As a short-term rental host, and hopefully a Superhost, one of the most important decisions you will make is how to price your property. There are two main options to consider: static pricing and dynamic pricing. Each approach has its own advantages and disadvantages, and choosing the right one depends on your specific goals and needs.
Static Pricing
Static pricing involves setting a fixed price for your rental that remains the same all year round, regardless of demand or seasonality.
Benefits
- Simplicity – Static pricing is easy to understand and implement, and does not require any special tools or software.
- Predictability – With static pricing, you can be sure that your rental will generate a consistent income based on your occupancy, which can be helpful for budgeting and planning purposes.
- Repeat business – By offering a consistent price, you can attract repeat business from guests who know what to expect from your rental.
Drawbacks
- Missed opportunities – If demand for your rental is high, you may miss out on higher rates that you could have charged if you used dynamic pricing.
- Reduced occupancy – If demand for your rental is low, you may struggle to fill your rental or unexpectedly have to accept lower rates.
Dynamic Pricing
Dynamic pricing can be most simply described as factoring in the concept of supply and demand into your pricing strategy. Charge more when demand is high, and charge less when demand is low. It’s a balancing act of finding the right guest, at the right time, at the right price.
Benefits
- Increased revenue – Dynamic pricing can help you maximize your revenue by charging higher rates when demand is high, and lower rates when demand is low.
- Occupancy optimization – By adjusting your rates based on demand, you can optimize your occupancy and avoid having your rental sit empty.
- Increased competitiveness – By using dynamic pricing, you can stay competitive with other short-term rental properties in your area.
Drawbacks
- Complexity – Dynamic pricing will be more complex and time-consuming than static pricing. You’ll have to monitor the demand over time or use specialty software to assist.
- Unpredictability – With dynamic pricing, your income can be more unpredictable, as you may not know what your rental rate will be until demand is known.
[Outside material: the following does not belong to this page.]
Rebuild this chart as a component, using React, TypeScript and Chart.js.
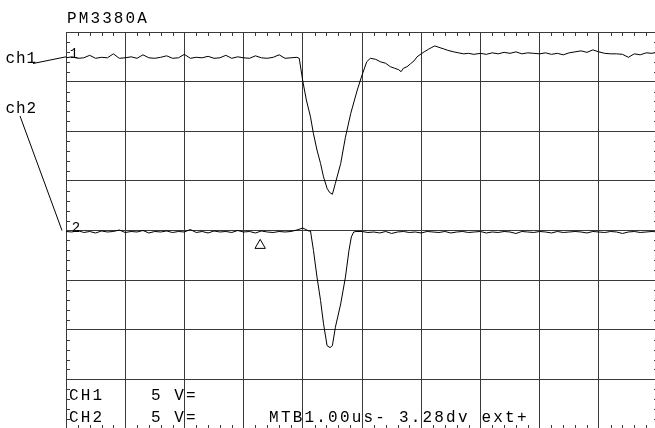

- Guest dissatisfaction – Guests may be unhappy if they see that your rental rate has changed significantly since their last booking, especially if they feel that they have been charged a higher rate for the same rental.
Real world
Large rental companies, like Lodgify & Guesty, use dedicated revenue managers and complex algorithms to set rates for their listings. Unless you use a full-service management company, you’ll need to know the basics of revenue management. While completely static and completely dynamic pricing are the ends of the spectrum, you’ll likely find yourself somewhere in the middle. Unless this is your full-time job, it’s rarely possible for you to be watching the market and adjusting rates daily. Airbnb allows you to set a base rate, a weekend rate, and create easy pricing rules that can be applied to larger seasons. You’ll also use length-of-stay discounts and other restrictions to get the optimal bookings for your property.
Smart pricing
You’ll notice the Smart Pricing feature when looking at your pricing and availability settings on Airbnb. Toggling this on allows Airbnb to set your rates automatically based on their pricing algorithm. I’ve never been a fan of this feature because it tends to lower the prices significantly under what I think my rentals are worth. Personally, I’d rather have a good amount of quality bookings than a full calendar of bargain rates that often lead to more wear and tear. Every situation is different but I choose to keep this feature turned off.
Recap
The choice between static and dynamic pricing for short-term rental revenue management depends on your specific goals and needs. Static pricing is simpler and offers more predictability, but may miss out on higher rates during peak demand. Dynamic pricing is more complex but offers the potential for increased revenue and occupancy optimization. Consider your own priorities and weigh the pros and cons of each approach before making a decision.